平野美宇か、伊藤美誠か。卓球パリ五輪代表争い最終ラウンド。平野が逃げ切る決め手、伊藤の逆転への条件は?
一方で、平野には…。試練といえる正念場
一方で、平野には、思いもよらない「負け方」もある。 全農CUP大阪大会でも、準々決勝で長﨑美柚(選考ポイント354pt/4位)に0-4であっさりと敗れている。その後の5位・6位決定戦でも大藤沙月(選考ポイント226pt/8位)に3-4で競り負けている。これが平野の“恐さ”でもある。 爆発力では中国選手にも引けを取らず、大物食いの可能性が大きい一方で、格下の選手に絶対的に勝ってくれるような安心感が増せば、平野の“新ハリケーン”はさらに頼もしさと凄味を増すだろう。 パリ五輪代表が確定となる全日本選手権では、「大物食い」よりも「取りこぼしのなさ」が問われる。 平野自身、全農CUP大阪大会の大会後のインタビューでは「全日本は、何も懸かっていない時と、オリンピックの代表権などが懸かっている時では、まるで違うもの」と語っている。この言葉からも“最終ラウンド”を戦う覚悟が垣間見られる。 まさに、平野にとって試練といえる、正念場になりそうだ。

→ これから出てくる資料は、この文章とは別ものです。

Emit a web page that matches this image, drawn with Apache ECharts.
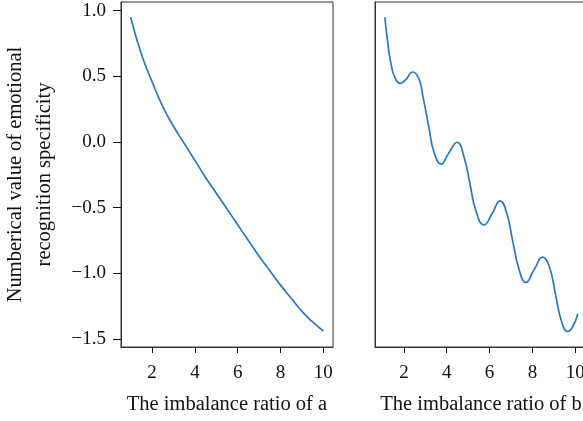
<!DOCTYPE html>
<html>
<head>
<meta charset="utf-8">
<script src="https://cdn.jsdelivr.net/npm/echarts@6/dist/echarts.min.js"></script>
<style>
  html, body { margin: 0; padding: 0; background: #fff; }
  #chart { width: 583px; height: 421px; }
</style>
</head>
<body>
<div id="chart"></div>
<script>
// 曲线 a：数值读自原图
var ratioA = [1.0, 1.5, 2.0, 2.5, 3.0, 3.5, 4.0, 4.5, 5.0, 5.5, 6.0, 6.5, 7.0, 7.5, 8.0, 8.5, 9.0, 9.5, 10.0];
var specA = [0.95, 0.67, 0.46, 0.27, 0.12, -0.01, -0.14, -0.27, -0.39, -0.51, -0.63, -0.75, -0.87, -0.98, -1.09, -1.19, -1.29, -1.37, -1.44];

// 曲线 b：带波动
var ratioB = [1.11, 1.23, 1.39, 1.59, 1.83, 2.11, 2.4, 2.69, 2.89, 3.16, 3.42, 3.74, 4.09, 4.49, 4.8, 5.08, 5.35, 5.74, 6.13, 6.49, 6.8, 7.07, 7.38, 7.69, 8.08, 8.48, 8.79, 9.1, 9.34, 9.65, 9.89, 10.12];
var specB = [0.95, 0.777, 0.6, 0.486, 0.447, 0.478, 0.533, 0.486, 0.346, 0.117, -0.085, -0.169, -0.085, -0.002, -0.111, -0.314, -0.517, -0.631, -0.542, -0.448, -0.542, -0.745, -0.973, -1.07, -0.973, -0.877, -0.948, -1.177, -1.354, -1.443, -1.405, -1.308];

var xTicks = [2, 4, 6, 8, 10];
var yTicks = [-1.5, -1.0, -0.5, 0.0, 0.5, 1.0];

var FONT = 'Liberation Serif';
var LINE_COLOR = '#2c78b9';
var AXIS_COLOR = '#333';

function pairs(xs, ys) {
    var out = [];
    for (var i = 0; i < xs.length; i++) out.push([xs[i], ys[i]]);
    return out;
}

function fmtY(v) {
    return v.toFixed(1).replace('-', '\u2212');
}

function xAxisCfg(idx, min, max, name) {
    return {
        type: 'value', gridIndex: idx, min: min, max: max,
        name: name, nameLocation: 'middle', nameGap: 47,
        nameTextStyle: { fontFamily: FONT, fontSize: 20.5, color: '#111' },
        axisLine: { show: true, onZero: false, lineStyle: { color: AXIS_COLOR, width: 1 } },
        axisTick: { show: true, length: 6, customValues: xTicks, lineStyle: { color: '#111', width: 1 } },
        axisLabel: { customValues: xTicks, margin: 17, fontFamily: FONT, fontSize: 19, color: '#111' },
        splitLine: { show: false }
    };
}

var option = {
    animation: false,
    backgroundColor: '#fff',
    grid: [
        { left: 121, top: 2, width: 212, height: 345, outerBoundsMode: 'none', show: true, borderColor: AXIS_COLOR, borderWidth: 1, backgroundColor: 'transparent' },
        { left: 375, top: 2, width: 212, height: 345, outerBoundsMode: 'none', show: true, borderColor: AXIS_COLOR, borderWidth: 1, backgroundColor: 'transparent' }
    ],
    xAxis: [
        xAxisCfg(0, 0.55, 10.45, 'The imbalance ratio of a'),
        xAxisCfg(1, 0.65, 10.55, 'The imbalance ratio of b')
    ],
    yAxis: [
        {
            type: 'value', gridIndex: 0, min: -1.561, max: 1.066,
            name: 'Numberical value of emotional\nrecognition specificity',
            nameLocation: 'middle', nameGap: 62, nameRotate: 90,
            nameTextStyle: { fontFamily: FONT, fontSize: 20.5, color: '#111', lineHeight: 29, align: 'center' },
            axisLine: { show: true, onZero: false, lineStyle: { color: AXIS_COLOR, width: 1 } },
            axisTick: { show: true, length: 8, customValues: yTicks, lineStyle: { color: '#111', width: 1 } },
            axisLabel: { customValues: yTicks, margin: 15, fontFamily: FONT, fontSize: 19, color: '#111', formatter: fmtY },
            splitLine: { show: false }
        },
        {
            type: 'value', gridIndex: 1, min: -1.561, max: 1.066,
            axisLine: { show: true, onZero: false, lineStyle: { color: AXIS_COLOR, width: 1 } },
            axisTick: { show: false },
            axisLabel: { show: false },
            splitLine: { show: false }
        }
    ],
    series: [
        {
            type: 'line', xAxisIndex: 0, yAxisIndex: 0,
            data: pairs(ratioA, specA),
            smooth: true, showSymbol: false,
            lineStyle: { color: LINE_COLOR, width: 1.7 }
        },
        {
            type: 'line', xAxisIndex: 1, yAxisIndex: 1,
            data: pairs(ratioB, specB),
            smooth: 0.5, showSymbol: false,
            lineStyle: { color: LINE_COLOR, width: 1.7 }
        }
    ]
};

var chart = echarts.init(document.getElementById('chart'));
chart.setOption(option);
</script>
</body>
</html>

伊藤美誠の大逆転はあるか? 「逆境」と言える今の状況が…
伊藤美誠は、今シーズン、平野美宇に対してどうも分が悪い。 それでも、7月22日の全農CUP東京大会での直接対決では、4-3で伊藤が勝っている。特に7ゲーム目は、本来の伊藤の勝負強さを象徴するようなシーンもあった。 8-9と平野がリードの場面。サーブは伊藤。立ち位置をフォア側へ変え、何度も平野の位置を確認し、縦横回転系の巻き込みサーブで決めようとするが、平野は冷静にフォアハンドのハーフボレーのようなレシーブ。これを伊藤が表ラバーを貼っているバック側へ返球。表ラバーに、ドライブがかかっていないナックル性のハーフボレーを“つかみ”切れなかったか、伊藤はネットに落としてしまう。8―10。そんな状況からでも、またサーブを出す位置を変え、レシーブは表ラバーのツッツキを入れて、逆転勝ちを決めた。 こういうプレーが、今もできるのだ。 ただ、近年、勝負への執念のようなものがあまり感じられなくなってもいる。これは仕方がないことだろう。幼少期から上だけを見て戦ってきた。東京五輪では、水谷隼とのペアで、混合ダブルスでの悲願の金メダル奪取まで上り詰めた。そう、これまで伊藤は、休むことなくどこまでも高みを目指して血の滲む努力を続けてきた。一人の人間が、何年もの間ずっと張り詰めた状態でいられるわけがない。 現在は極端にモチベーションが落ちているようなことはないだろう。だが、すでにどこか達観したような領域に入っているのではないだろうか。 もしそうであれば、この「逆境」と言える今の状況が、伊藤の「執念」という闘志に火をつける、キッカケの一つにならないか。 長い代表権争いの試合続きで、疲労もピークに達しているはず。それでも、年明けの全日本選手権ですべてが決まる。それを思えば、眠れる爆発力がここで目覚める可能性はまだ残されているはずだ。